Background Job Processing 101

If you have a web application of modest complexity, sometimes you will want your app to perform a potentially long running or unreliable task initiated by your users. At the same time, you want your web application to always respond quickly and reliably to requests from your user’s web browser. What is the solution?

Asynchronous Processing

A good technique to ensure quick and reliable responses from your web application is to identify any potentially long running or unreliable actions and to queue them up for processing by a background worker like SideKiq. This is also known as processing asynchronously.

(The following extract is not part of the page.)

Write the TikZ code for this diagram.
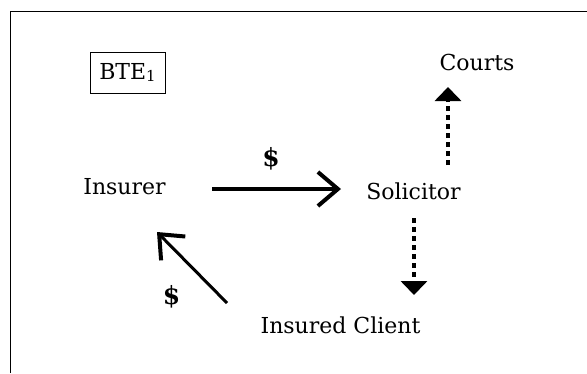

This is a good technique for dealing with potentially unreliable processes (such as communicating with a third party). If the job is processed into a background queue, if it fails to complete it can remain stored in the queue until it can be rerun successfully.

A real life example

Let’s look at a real life example of pushing a collection of images to Facebook as a photo album. This is an ideal candidate for background processing because it can take a long time and can be unreliable (imagine a network issue, or a Facebook outage).

In this example, a user selects 20 x 10MB images that currently reside in a private s3 bucket. They click “publish to Facebook. Now, our application needs to send 200MB of data to Facebook. Even with the high bandwidth that S3 and Facebook bring, transferring 200MB can take a while, and when every millisecond counts we should look for a better way.

So, instead of processing the photo transfer job in the request (synchronously), we create a set of background jobs, one for each image, and place them on a queue. The application can then continue fulfilling the browser request and respond to the user telling them “the photos will be published to Facebook soon”. Now the background worker swings into action. It is constantly monitoring the queue for new jobs and when one arrives it picks up the job and starts pushing the photos out to the Facebook API. If something goes wrong (e.g. Facebook is down, network issues) the job can be retried in the future until it is successful. Because we created a separate job for each image, if any particular image upload fails (perhaps a single image is too large and is rejected by the Facebook API), it won’t stop the publishing of the other images. In addition to this, we won’t waste time retrying the upload of images that have already been successfully transmitted.

Application Simplification

One of the benefits from this approach is that it also simplifies our code as we can take advantage of features of the more advanced background job systems. Handling Facebook image upload failures in the request would be quite complex as we would need to inform the user about which images failed to upload and which were successful. We would have to ask the user to retry the upload, or perhaps we would create our own hand-rolled job solution for tracking past failures and kicking off retries. And this is just for one example, if we introduce another long running task, would we be able to easily abstract our solution for use in new situations? Much better to use someone else’s well designed and battle hardened code.

We use this architecture constantly

So, having a background worker in the system can improve perceived performance and reliability when communicating to outside services. At reinteractive, we use this architecture in almost every application that we work on and it is considered best practice in the industry. i.e. we really believe in it and so do many others. This is a very powerful tool for improving your applications performance and reliability and most systems can benefit from it. Once you have introduced this concept into your system, you’ll find yourself identifying all sorts of places it becomes useful.